James Abbott McNeill Whistler, Nocturne: Blue and Silver - Cremorne Lights, 1872, Oil on canvas, Tate

Through unique use of dilute oil paint, Whistler immerses this landscape of a the large River Thames in a shroud of ominous fog. The subliminal theme of this painting is “conflict” between the activity on either side of the river. On one side, smoke stacks rise above the industrialized city; on the other side, large rectangular buildings congregate, decorated with bright lights that pierce through the fog over the river. These buildings are part of the Cremorne Pleasure Gardens, where industrial laborers find a reprieve from their work. In addition, the perspective gives the river an overwhelmingly vast scale, with almost ocean like scale, since it stretches out all the way to the horizon and continues on out of view. This seems to represent the conflict and discontinuity between the goals of the city and the gardens, as if they are at war with one another.
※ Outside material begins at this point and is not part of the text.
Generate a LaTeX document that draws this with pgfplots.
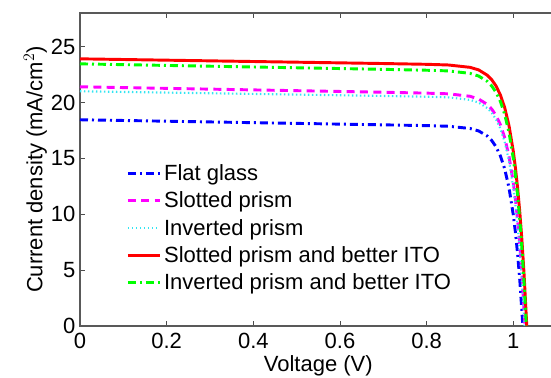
\documentclass[border=0pt]{standalone}
\usepackage{fontspec}
\setmainfont{Liberation Sans}
\usepackage{pgfplots}
\pgfplotsset{compat=1.18}
\definecolor{mgt}{rgb}{1,0,1}
\definecolor{cyn}{rgb}{0.2,0.9,0.95}
\definecolor{grn}{rgb}{0,1,0}
\begin{document}
\begin{tikzpicture}
\begin{axis}[
  at={(0,0)}, anchor=south west,
  scale only axis,
  width=357.5pt, height=234.75pt,
  xmin=0, xmax=1.1, ymin=0, ymax=28,
  xtick={0,0.2,0.4,0.6,0.8,1},
  xticklabels={0,0.2,0.4,0.6,0.8,1},
  ytick={0,5,10,15,20,25},
  tick align=inside,
  major tick length=4pt,
  tick style={black!70, line width=0.6pt},
  axis line style={black!65, line width=0.8pt},
  /pgf/number format/assume math mode=true,
  tick label style={font=\fontsize{16.5}{19}\selectfont},
  xticklabel style={yshift=-2pt},
  label style={font=\fontsize{16.5}{19}\selectfont},
  xlabel={Voltage (V)},
  ylabel={Current density (mA/cm$^2$)},
  xlabel style={yshift=2pt},
  ylabel style={yshift=-4pt},
  legend style={draw=none, fill=none, at={(0.097,0.525)}, anchor=north west,
    font=\fontsize{16.5}{19}\selectfont, row sep=3pt, inner sep=0pt},
  legend cell align=left,
  legend image code/.code={\draw[#1] (0pt,0pt) -- (24pt,0pt);},
]
\addplot[blue, line width=2.2pt, dash pattern=on 6pt off 3pt on 1.5pt off 3pt] coordinates {
(0,18.45)(0.1,18.385)(0.2,18.32)(0.3,18.255)(0.4,18.19)(0.5,18.125)(0.6,18.06)(0.7,17.995)
(0.8,17.925)(0.85,17.87)(0.9,17.67)(0.92,17.45)(0.94,16.99)(0.95,16.60)(0.96,16.04)
(0.97,15.23)(0.98,14.06)(0.99,12.37)(1.0,9.92)(1.005,8.33)(1.01,6.38)(1.015,4.06)(1.022,0)};
\addlegendentry{Flat glass}
\addplot[mgt, line width=2.2pt, dash pattern=on 6pt off 4pt] coordinates {
(0,21.4)(0.1,21.33)(0.2,21.26)(0.3,21.19)(0.4,21.12)(0.5,21.05)(0.6,20.98)(0.7,20.91)
(0.8,20.83)(0.85,20.77)(0.9,20.55)(0.92,20.30)(0.94,19.82)(0.95,19.41)(0.96,18.84)
(0.97,18.02)(0.98,16.85)(0.99,15.19)(1.0,12.81)(1.005,11.27)(1.01,9.42)(1.015,7.23)(1.02,4.58)(1.027,0)};
\addlegendentry{Slotted prism}
\addplot[cyn, line width=1.6pt, dash pattern=on 1pt off 2pt] coordinates {
(0,21.0)(0.1,20.94)(0.2,20.88)(0.3,20.82)(0.4,20.76)(0.5,20.70)(0.6,20.64)(0.7,20.58)
(0.8,20.51)(0.85,20.45)(0.9,20.23)(0.92,19.99)(0.94,19.49)(0.95,19.08)(0.96,18.49)
(0.97,17.66)(0.98,16.47)(0.99,14.78)(1.0,12.35)(1.005,10.78)(1.01,8.88)(1.015,6.63)(1.02,3.94)(1.026,0)};
\addlegendentry{Inverted prism}
\addplot[red, line width=2.2pt] coordinates {
(0,23.9)(0.1,23.84)(0.2,23.78)(0.3,23.72)(0.4,23.66)(0.5,23.60)(0.6,23.54)(0.7,23.48)
(0.8,23.41)(0.85,23.35)(0.9,23.14)(0.92,22.91)(0.94,22.43)(0.95,22.04)(0.96,21.48)
(0.97,20.68)(0.98,19.54)(0.99,17.92)(1.0,15.61)(1.005,14.10)(1.01,12.30)(1.015,10.14)(1.02,7.58)(1.025,4.49)(1.031,0)};
\addlegendentry{Slotted prism and better ITO}
\addplot[grn, line width=2.2pt, dash pattern=on 6pt off 3pt on 1.5pt off 3pt] coordinates {
(0,23.45)(0.1,23.38)(0.2,23.31)(0.3,23.24)(0.4,23.17)(0.5,23.10)(0.6,23.03)(0.7,22.96)
(0.8,22.88)(0.85,22.82)(0.9,22.60)(0.92,22.36)(0.94,21.88)(0.95,21.48)(0.96,20.91)
(0.97,20.10)(0.98,18.95)(0.99,17.31)(1.0,14.97)(1.005,13.44)(1.01,11.62)(1.015,9.44)(1.02,6.83)(1.025,3.73)(1.03,0)};
\addlegendentry{Inverted prism and better ITO}
\end{axis}
\pgfresetboundingbox
\path (-60pt,-39pt) rectangle (353.25pt,244.5pt);
\end{tikzpicture}
\end{document}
John Martin, The Plains of Heaven, 1851-3, Oil on canvas, Tate

To conclude this exhibit, Martin paints a picture of “transcendence”, with a landscape that is divided into two spaces; a worldly space and an otherworldly space. We get a glimpse of nature and man’s place in it. A Group of women congregate together atop the highest hill in the earthly foreground, they are playing harps and reaching up to the glory of the distant background of mountains and clouds. Here we are invited to consider the supernatural sublime qualities of the world around us; we are called to join these women in reaching outwards and upwards to the unknowable potential of what the vast earth has to offer, and to consider what we have to offer it.